Look, the spells aren't perfect (shocking right?). Turning into a Vulture is possible at level 4 as a Druid since it is a small sized animal. But it has a fly speed of 50'. You can't get that with Beast Shape I. So if you Wildshape into a Vulture at level 4, you have a fly speed of 30'.

This does not break the universe.

A "Giant Vulture" (Bestiary 3) is a Large animal. It also has a fly speed of 50'.

Reality doesn't bend because a Small animal and a Large animal of the same type have the same speed. So why couldn't a "Huge" sized Roc have a fly speed of 80'? Beast Shape III allows fly speeds up to 90'. A Medium sized Wolf gets trip. Why couldn't a "Small" sized Wolf trip? What makes a "Huge" Wolf above such a tactic? There are bonuses/penalties built into the trip maneuver based on size and STR so it doesn't break anything mechanically.

Picking an animal, then picking a size shouldn't shatter the world. All the rules for stat increases, movement speeds, and special abilities are in the spell.
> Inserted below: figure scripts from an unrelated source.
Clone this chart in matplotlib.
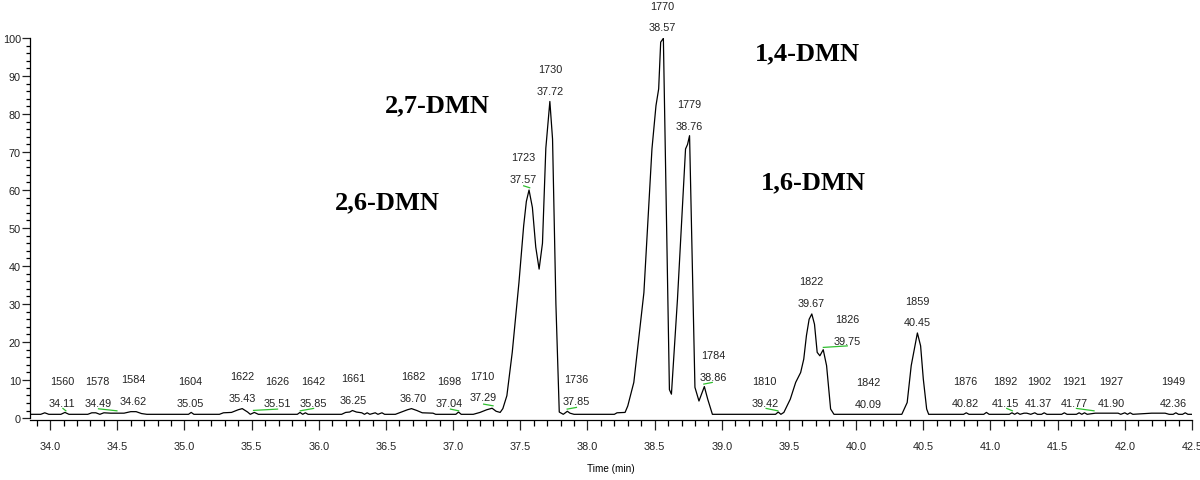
import matplotlib
matplotlib.use("Agg")
import matplotlib.pyplot as plt
from matplotlib.ticker import MultipleLocator

plt.rcParams['font.family'] = ['Liberation Sans', 'DejaVu Sans']

# chromatogram trace (time in min, relative abundance)
time = [33.85, 33.93, 33.96, 33.99, 34.08, 34.11, 34.14, 34.28, 34.31, 34.34,
        34.37, 34.40, 34.45, 34.55, 34.60, 34.64, 34.68, 34.72, 35.03, 35.05,
        35.07, 35.26, 35.29, 35.35, 35.40, 35.43, 35.47, 35.49, 35.52, 35.55,
        35.84, 35.86, 35.88, 35.90, 35.92, 36.17, 36.20, 36.23, 36.25, 36.28,
        36.32, 36.34, 36.36, 36.38, 36.42, 36.44, 36.47, 36.49, 36.57, 36.60,
        36.66, 36.69, 36.73, 36.77, 36.85, 36.87, 37.02, 37.04, 37.06, 37.15,
        37.20, 37.25, 37.29, 37.32, 37.35, 37.37, 37.40, 37.44, 37.49, 37.525,
        37.545, 37.565, 37.59, 37.615, 37.64, 37.665, 37.69, 37.72, 37.74, 37.765,
        37.79, 37.82, 37.85, 37.87, 37.90, 38.20, 38.22, 38.28, 38.30, 38.345,
        38.42, 38.48, 38.51, 38.53, 38.545, 38.565, 38.61, 38.625, 38.67, 38.73,
        38.745, 38.76, 38.80, 38.83, 38.87, 38.895, 38.93, 39.40, 39.42, 39.44,
        39.462, 39.51, 39.55, 39.587, 39.61, 39.63, 39.65, 39.67, 39.69, 39.71,
        39.73, 39.755, 39.78, 39.81, 39.835, 40.34, 40.38, 40.41, 40.456, 40.48,
        40.50, 40.525, 40.54, 40.80, 40.82, 40.84, 40.95, 40.97, 40.99, 41.14,
        41.16, 41.18, 41.20, 41.22, 41.25, 41.27, 41.30, 41.33, 41.35, 41.38,
        41.40, 41.42, 41.53, 41.55, 41.57, 41.64, 41.66, 41.68, 41.70, 41.72,
        41.78, 41.95, 41.97, 42.00, 42.02, 42.04, 42.06, 42.20, 42.30, 42.33,
        42.36, 42.38, 42.40, 42.43, 42.45, 42.47, 42.50]
signal = [1.0, 1.0, 1.4, 1.0, 1.0, 1.5, 1.0, 1.0, 1.4, 1.4,
          1.0, 1.4, 1.3, 1.3, 1.7, 1.7, 1.2, 1.0, 1.0, 1.5,
          1.0, 1.0, 1.4, 1.5, 2.2, 2.5, 1.6, 1.0, 1.5, 1.0,
          1.0, 1.5, 1.0, 1.4, 1.0, 1.0, 1.5, 1.6, 2.0, 1.6,
          1.4, 1.0, 1.4, 1.0, 1.4, 1.0, 1.4, 1.0, 1.0, 1.4,
          2.2, 2.5, 2.0, 1.4, 1.3, 1.0, 1.0, 1.6, 1.0, 1.0,
          1.5, 2.2, 2.6, 1.8, 1.5, 2.5, 5.9, 17.3, 35.7, 50.6,
          57.0, 60.0, 55.4, 45.0, 39.2, 46.0, 71.0, 83.3, 73.4, 30.0,
          1.6, 1.0, 1.8, 1.3, 1.0, 1.0, 1.4, 1.5, 3.2, 9.4,
          33.0, 70.8, 82.2, 86.6, 98.9, 99.9, 7.5, 6.3, 31.3, 70.8,
          72.0, 74.3, 8.1, 4.5, 8.3, 5.0, 1.0, 1.0, 1.6, 1.0,
          1.5, 5.0, 9.4, 12.0, 15.5, 21.7, 26.0, 27.4, 24.7, 17.3,
          16.4, 18.0, 13.8, 2.4, 1.0, 1.0, 4.1, 13.8, 22.4, 19.0,
          10.3, 2.4, 1.0, 1.0, 1.4, 1.0, 1.0, 1.5, 1.0, 1.0,
          1.4, 1.0, 1.4, 1.0, 1.3, 1.3, 1.0, 1.4, 1.0, 1.0,
          1.4, 1.0, 1.0, 1.4, 1.0, 1.0, 1.4, 1.0, 1.4, 1.0,
          1.3, 1.3, 1.0, 1.4, 1.0, 1.4, 1.0, 1.3, 1.3, 1.0,
          1.0, 1.4, 1.0, 1.0, 1.4, 1.0, 1.0]

peak_ids = ["1560", "1578", "1584", "1604", "1622", "1626", "1642", "1661", "1682", "1698",
            "1710", "1723", "1730", "1736", "1770", "1779", "1784", "1810", "1822", "1826",
            "1842", "1859", "1876", "1892", "1902", "1921", "1927", "1949"]
peak_rts = ["34.11", "34.49", "34.62", "35.05", "35.43", "35.51", "35.85", "36.25", "36.70", "37.04",
            "37.29", "37.57", "37.72", "37.85", "38.57", "38.76", "38.86", "39.42", "39.67", "39.75",
            "40.09", "40.45", "40.82", "41.15", "41.37", "41.77", "41.90", "42.36"]

# integration markers (green)
mark_t0 = [34.095, 34.36, 35.514, 35.862, 36.98, 37.227, 37.525, 37.849, 38.866, 39.33, 39.756, 41.121, 41.64]
mark_t1 = [34.117, 34.497, 35.693, 35.961, 37.041, 37.297, 37.57, 37.918, 38.929, 39.417, 39.934, 41.163, 41.771]
mark_y0 = [2.55, 2.45, 2.03, 1.92, 2.37, 3.68, 61.1, 2.37, 8.95, 2.55, 18.6, 2.55, 2.55]
mark_y1 = [1.92, 1.92, 2.37, 2.55, 1.92, 3.24, 60.6, 2.82, 9.39, 1.92, 19.0, 1.92, 1.92]

compounds = ["2,6-DMN", "2,7-DMN", "1,4-DMN", "1,6-DMN"]

# label anchor positions (layout)
lab_x = [34.087, 34.355, 34.62, 35.043, 35.432, 35.693, 35.96, 36.255, 36.70, 36.97,
         37.22, 37.52, 37.72, 37.918, 38.556, 38.755, 38.933, 39.32, 39.668, 39.934,
         40.09, 40.455, 40.816, 41.113, 41.36, 41.627, 41.896, 42.36]
lab_y = [3.95, 3.95, 4.55, 3.95, 5.26, 3.95, 3.95, 4.74, 5.26, 3.95,
         5.45, 62.9, 86.1, 4.55, 102.8, 76.9, 10.9, 3.95, 30.4, 20.3,
         3.8, 25.2, 3.95, 3.95, 3.95, 3.95, 3.95, 3.95]
comp_x = [36.51, 36.886, 39.639, 39.68]
comp_y = [56.8, 82.4, 96.05, 62.2]

fig = plt.figure(figsize=(12, 4.81), dpi=100)
ax = fig.add_axes([0.025, 0.1247, 0.9683, 0.7943])

ax.plot(time, signal, color='black', lw=0.9)
for t0, t1, y0, y1 in zip(mark_t0, mark_t1, mark_y0, mark_y1):
    ax.plot([t0, t1], [y0, y1], color='#2fbf2f', lw=0.9)

for x, y, pid, rt in zip(lab_x, lab_y, peak_ids, peak_rts):
    ax.annotate(rt, (x, y), ha='center', va='center', fontsize=7.8,
                color='#222222', annotation_clip=False)
    ax.annotate(pid, (x, y), xytext=(0, 15.6), textcoords='offset points',
                ha='center', va='center', fontsize=7.8, color='#222222',
                annotation_clip=False)

for x, y, name in zip(comp_x, comp_y, compounds):
    ax.text(x, y, name, ha='center', va='center', fontsize=19, fontweight='bold',
            family=['Liberation Serif', 'DejaVu Serif'])

ax.set_xlim(33.85, 42.5)
ax.set_ylim(-0.5, 100)
ax.xaxis.set_major_locator(MultipleLocator(0.5))
ax.xaxis.set_minor_locator(MultipleLocator(0.1))
ax.yaxis.set_major_locator(MultipleLocator(10))
ax.yaxis.set_minor_locator(MultipleLocator(2))
ax.xaxis.set_major_formatter(matplotlib.ticker.FormatStrFormatter('%.1f'))

for s in ['top', 'right']:
    ax.spines[s].set_visible(False)
ax.spines['left'].set_bounds(0, 100)
ax.spines['left'].set_linewidth(0.9)
ax.spines['bottom'].set_linewidth(0.9)

ax.tick_params(axis='x', which='major', length=7.5, width=0.9, pad=7.5, labelsize=7.8, colors='#222222')
ax.tick_params(axis='x', which='minor', length=4.5, width=0.9)
ax.tick_params(axis='y', which='major', length=6, width=0.9, pad=0.5, labelsize=7.8, colors='#222222')
ax.tick_params(axis='y', which='minor', length=3, width=0.9)

ax.set_xlabel('Time (min)', fontsize=7.2, labelpad=9)

fig.savefig('out.png', dpi=100)
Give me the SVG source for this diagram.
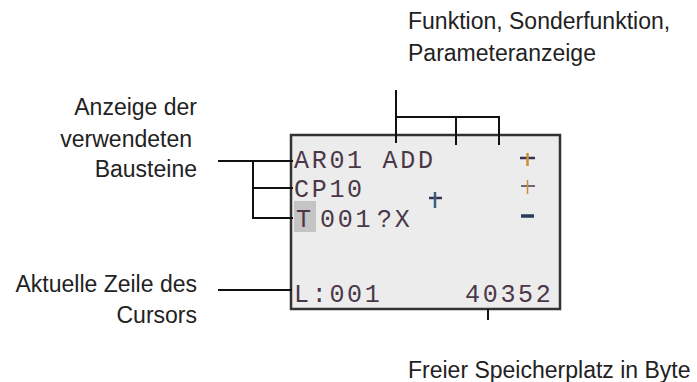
<svg xmlns="http://www.w3.org/2000/svg" width="697" height="382" viewBox="0 0 697 382">
<style>
.lbl{font-family:"Liberation Sans",Arial,sans-serif;font-size:23px;fill:#222}
.lcd{font-family:"Liberation Mono","DejaVu Sans Mono",monospace;font-size:25px;letter-spacing:2.7px;fill:#4a3848}
.ln{stroke:#111;stroke-width:2;fill:none}
</style>
<rect width="697" height="382" fill="#fff"/>
<g id="display">
<rect x="291" y="135" width="269" height="174" fill="#ececec" stroke="#333" stroke-width="2.5"/>
<rect x="294" y="201" width="22" height="31" fill="#c4c4c4"/>
<text class="lcd" x="294" y="168">AR01 ADD</text>
<text class="lcd" x="294" y="197">CP10</text>
<text class="lcd" x="296" y="227">T</text>
<text class="lcd" x="320" y="227">001</text>
<text class="lcd" x="377" y="227">?X</text>
<text class="lcd" x="294" y="302">L:001</text>
<text class="lcd" x="465" y="302">40352</text>
<g stroke-width="2.5">
<line x1="520" y1="158" x2="535" y2="158" stroke="#3a3050"/>
<line x1="527.5" y1="153" x2="527.5" y2="166" stroke="#c89030"/>
<line x1="521" y1="186" x2="535" y2="186" stroke="#4a3a50" stroke-width="1.5"/>
<line x1="527.5" y1="180" x2="527.5" y2="194" stroke="#c89030" stroke-width="1.5"/>
<line x1="429" y1="198" x2="442" y2="198" stroke="#3a3050"/>
<line x1="435" y1="192" x2="435" y2="208" stroke="#3a6080"/>
<line x1="521" y1="216" x2="534" y2="216" stroke="#2a3a60" stroke-width="3.5"/>
</g>
</g>
<g id="label-funktion">
<text class="lbl" x="408" y="29">Funktion, Sonderfunktion,</text>
<text class="lbl" x="408" y="61">Parameteranzeige</text>
</g>
<g id="label-bausteine">
<text class="lbl" x="197" y="115" text-anchor="end">Anzeige der</text>
<text class="lbl" x="192" y="147" text-anchor="end">verwendeten</text>
<text class="lbl" x="197" y="177" text-anchor="end">Bausteine</text>
</g>
<g id="label-zeile">
<text class="lbl" x="197" y="292" text-anchor="end">Aktuelle Zeile des</text>
<text class="lbl" x="197" y="323" text-anchor="end">Cursors</text>
</g>
<g id="label-speicher">
<text class="lbl" x="408" y="378">Freier Speicherplatz in Byte</text>
</g>
<g id="connectors" class="ln">
<path d="M396 90 V143 M396 117 H499 V145 M456 117 V145"/>
<path d="M218 161 H293 M253 161 V218 H293 M253 188 H293"/>
<path d="M218 290 H292"/>
<path d="M488 309 V320"/>
</g>
</svg>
I don't think saying "I turn into a Large sized T-Rex (or other creature I am familiar with and has stats available)" is the same as saying "I turn into a Large sized Thingamabob that can shoot lasers out of its eyes and flies through space".


I wish one of the devs would just swoop in and just make it an across the board ruling for all of pfs and the like that beast shape can make different sized animals from the ones in the bestiary etc. That way we can just put this topic to rest. It is obviously not game breaking, provides more RP and customization, fills in gaps for quality of life, and again doesn't break the system. Most people already run with the assumption that you can make bigger/smaller animals. Devs just need to make it an official thing so people will stop arguing semantics.


I doubt the Dev's will. (not that I object either way).

Some things are just going to be somewhat vague. Some folks think the rules emphatically say X, some folks think it says Y. There's really no reason for the dev's to come in and tell either group they are wrong.

Work it out for and with your group and play accordingly.